De Exploitant is te allen tijde gerechtigd om het motorvoertuig terug te houden, zolang niet al wat hij hetzij op grond van de parkeerovereenkomst, hetzij uit andere hoofde van de Parkeerder te vorderen heeft, is voldaan.
Artikel 29.
Deze Algemene Voorwaarden zijn te allen tijde beschikbaar via xxx.xxx.xx.
Artikel 30.
Alle geschillen voortvloeiende uit de tussen de Exploitant en de Parkeerder gesloten overeenkomst inclusief onderhavige voorwaarden vallen onder het Nederlands recht.
Artikel 31.
Een tekortkoming kan de Exploitant niet worden toegerekend indien zij te wijten is aan een van de wil van de Exploitant onafhankelijke omstandigheid als gevolg waarvan de nakoming van de verplichting van de overeenkomst redelijkerwijs door de Parkeerder niet meer van de Exploitant kan worden verlangd.
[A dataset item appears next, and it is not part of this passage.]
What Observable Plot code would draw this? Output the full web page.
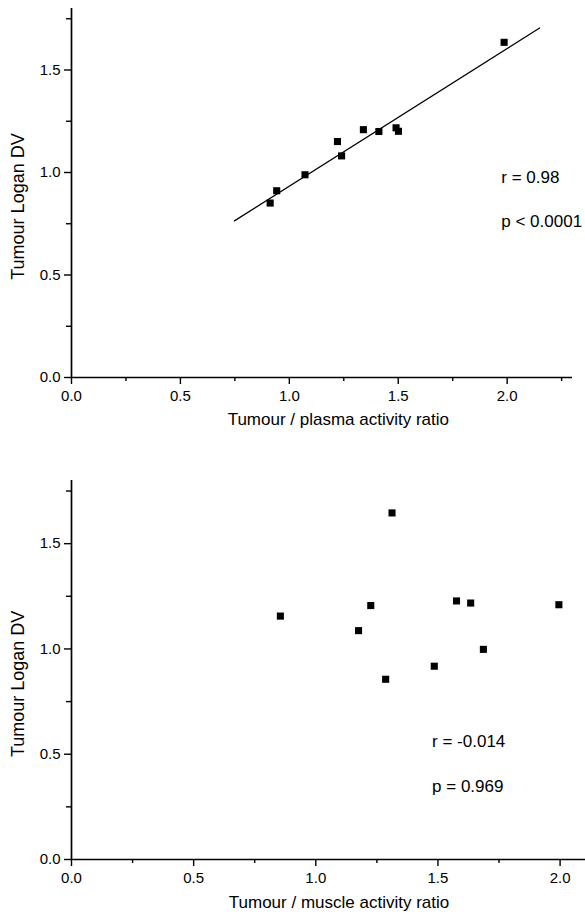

Hieronder worden in ieder geval begrepen werkstaking, brand, overheids- maatregelen, bedrijfsstoringen evenals een tekortkoming in de nakoming door betrokken derden.
Artikel 35.
Voor zover enig beding in de tussen de Exploitant en de Parkeerder besloten overeenkomst, waaronder begrepen de onderhavige Algemene Voorwaarden, nietig is c.q. vernietigbaar is c.q. de wederpartij stelt dat enig beding niet van toepassing is omdat dit in de gegeven omstandigheden naar maatstaven van redelijkheid en billijkheid onaanvaardbaar zou zijn en een beroep hierop door de rechter wordt gehonoreerd
c.q. aanvaard, dient dit beding te worden geconverteerd in een zodanig beding dat zoveel als mogelijk recht wordt gedaan aan de strekking van het nietige c.q. vernietigde c.q. buiten toepassing gelaten beding.